職を何度も変えていたり、現在の職の勤続期間が短いと、安定性に欠けると判断されやすくなります。独立生計要件(独立の生計を営むに足りる資産又は技能を有すること)の「安定した生活が見込まれること」という要件を満たせなくなり、審査が厳しくなります。最低でも転職後1年間は勤続してから永住申請をすることをお勧めします。また、転職先の業務でも在留資格の該当性を満たしていることを示すため、転職後には就労資格証明書交付申請を行いましょう。

また、転職をするために休職や無職だった期間があると、その分年収に影響します。年収・所得については原則直近5年間が見られますので、転職した年は年収の要件を満たせなくなり、結果永住申請が遅れてしまうことも少なくありません。また、東京都など平均賃金が高い地域から平均賃金が比較的低めの地方勤務者となった場合でも、独立生計要件の年収最低ラインは変わりませんので注意しましょう。

転職して、給料や地位が上がることをキャリアアップ転職といいます。転職は永住申請に不利になることが多いのでお勧めできませんが、100万円以上のキャリアアップ転職であればネガティブな影響を与えないと言われています。

また、転職後は転職先で1年以上勤続してから永住申請すべきと話しましたが、これも、100万円以上のキャリアアップ転職であれば、1年未満でも永住許可となる可能性があります。ただし、転職してから更新申請を行う前に永住申請する場合には、必ず転職後に就労資格証明書交付申請を行い、就労資格証明を受けてから永住申請をしましょう。
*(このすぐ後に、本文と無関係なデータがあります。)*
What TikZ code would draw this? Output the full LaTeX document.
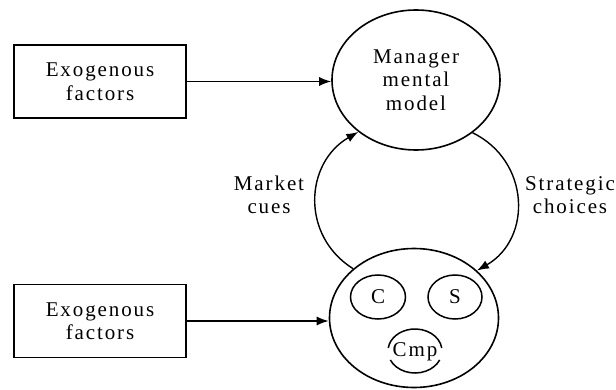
\documentclass[tikz,border=0pt]{standalone}
\usepackage{fontspec}
\setmainfont{Liberation Serif}[LetterSpace=9]
\usetikzlibrary{shapes.geometric,arrows.meta}
\tikzset{
  lbl/.style={font=\fontsize{21}{23.5}\selectfont, align=center, inner sep=0pt},
  exobox/.style={draw, line width=1.7pt, minimum width=172pt, minimum height=73pt, lbl},
  bigcirc/.style={ellipse, draw, line width=1.6pt, minimum width=168pt, minimum height=140pt, lbl},
  smallcirc/.style={ellipse, draw, line width=1.5pt, minimum width=54pt, minimum height=44pt, lbl},
  conn/.style={line width=1.4pt, -{Latex[length=12pt,width=9pt]}},
  ring/.style={line width=1.5pt}
}
\begin{document}
\begin{tikzpicture}[x=1pt,y=1pt]
\useasboundingbox (0,0) rectangle (616,389);
\node[exobox] (exo1) at (100,307.5) {Exogenous\\factors};
\node[exobox] (exo2) at (100,68) {Exogenous\\factors};
\node[bigcirc] (mgr) at (416,309) {Manager\\mental\\model};
\node[bigcirc, minimum width=169pt, minimum height=139pt] (mkt) at (414,71) {};
\node[smallcirc, minimum width=55pt] (c) at (378,92) {C};
\node[smallcirc] (s) at (455,92) {S};
\node[lbl] (cmp) at (415,37) {Cmp};
\draw[ring] ([shift={(8:27pt and 22pt)}]415,38) arc[start angle=8, end angle=172, x radius=27pt, y radius=22pt];
\draw[ring] ([shift={(204:27pt and 22pt)}]415,38) arc[start angle=204, end angle=336, x radius=27pt, y radius=22pt];
\node[lbl] (mcues) at (269,194) {Market\\cues};
\node[lbl] (schoices) at (570,194) {Strategic\\choices};
\draw[conn] (exo1.east) -- (mgr.west |- exo1.east);
\draw[conn] (exo2.east) -- (mkt.west |- exo2.east);
\draw[conn] (mkt.141) .. controls +(148:62) and +(210:62) .. (mgr.222);
\draw[conn] (mgr.317) .. controls +(-26:64) and +(30:64) .. (mkt.37);
\end{tikzpicture}
\end{document}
100万円未満、例えば、50万円~70万円ほどの給料がアップする場合はキャリアアップ転職とみなされないのでしょうか?

申請人の状況により異なりますので、一概には言えません。ただ、転職自体が審査官に安定性などの面で慎重な判断が必要と考えさせてしまいますので、原則直近5年の確認対象期間内に転職をしている場合には、安定性がある旨の説明を加えておいた方が良いでしょう。永住審査は総合的判断と言われますので、その他の個別具体的な事情から個別に検討・判断するのが確実だと思いますが、基本的には100万円未満の転職であれば永住申請を優先し、永住許可が出てから転職をおすすめしています。